Une histoire tchèque : le combat d'une vie, celui d'une Tchèque d'origine juive, pour rétablir la vérité sur un père allemand collaborateur
Près de soixante ans après la fin de la Deuxième Guerre mondiale, la vie d'Eliska Fischmanova et l'histoire de sa famille sont toujours frappées et marquées du sceau de l'odieux, celui des agissements des hommes et régimes politiques en place aux heures les plus sombres de l'Histoire tchèque du XXe siècle. Récemment, l'hebdomaire Respekt a retracé le destin tragique de cette femme d'origine juive qui, encore aujourd'hui, à 86 ans, reste plus que jamais en quête de justice.
Pendant de nombreuses années, Richard Fischman, le père d'Eliska, s'est considéré comme un citoyen tchécoslovaque. Les papiers d'identité dont il était en possession en attestaient d'ailleurs. A la maison, il parlait tchèque avec sa femme et ses enfants, un fils et deux filles, qui allaient à l'école tchèque. En 1930, à l'occasion du recensement de la population, les Fischman se déclarent donc comme étant de nationalité tchèque d'origine juive. Du coup, pour les Allemands qui, quelques années plus tard, envoient toute la famille à Auschwitz, les Fischman ne sont rien d'autre que des Juifs. Aux yeux des Tchèques, en revanche, ce sont avant tout des Allemands, des Allemands tchèques considérés comme collaborateurs du régime du IIIe Reich.

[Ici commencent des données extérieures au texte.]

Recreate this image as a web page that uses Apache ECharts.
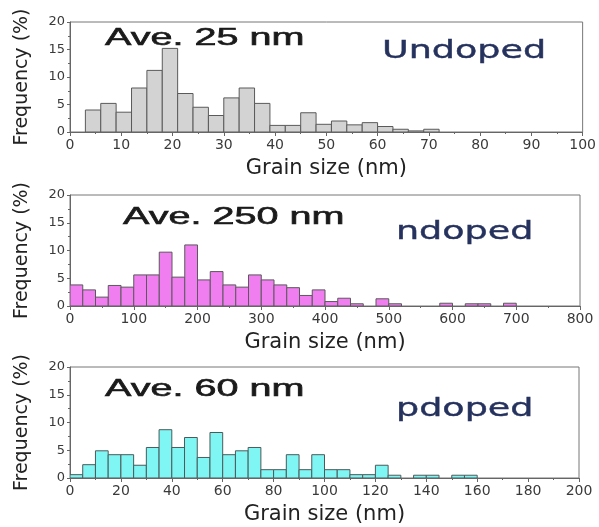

Du camp d'extermination, seuls Eliska et son frère Vitezoslav reviennent vivants. Mais à leur retour dans leur village natal de Puklice u Jihlavy, en Moravie du Sud, il est déjà trop tard. En effet, depuis juillet 1945, le Comité national de la ville de Jihlava a confisqué tous les biens des Fischman : leur château, leur grande ferme et 270 hectares de terrains agricoles. C'est alors le décret Benes n°12 qui autorise les autorités à confisquer les biens de tous ceux qui, dans le texte officiel, sont désignés comme des « traîtres et ennemis du peuple tchèque ». Et de fait, dans la justification de confiscation, rédigée, entre autres, par le maire communiste de l'époque, il est mentionné que « de par son mode de vie, Fischman se sentait Allemand. Il soutenait l'élément allemand avec lequel il était en contact ».
Aujourd'hui, après que Richard Fischman ait récemment été réhabilité dans ses droits, le Bureau d'enquête sur les crimes du communisme estime que « les arguments et la décision rendue ont été déformés de manière intentionnelle ». « C'était purement et simplement un vol », renchérit, pour sa part, Eliska Fischmanova. N'empêche, depuis qu'un verdict a été rendu, fin 2001, obligeant les personnes morales à restituer les biens confisqués, l'affaire continue de traîner, de recours en appels, devant les tribunaux ; la ville de Puklice faisant dans ce sens tout ce qui est en son pouvoir. C'est que ses habitants ne sont guère désireux, malgré le versement de dédommagements promis par l'Etat, de rendre ce qu'ils estiment désormais leur appartenir. Eliska Fischmanova, régulièrement accueillie à Puklice par des propos et actes antisémites, continue donc de lutter seule contre l'injustice, espérant par-dessus tout que le nom de son père soit, enfin, lavé de tout soupçon.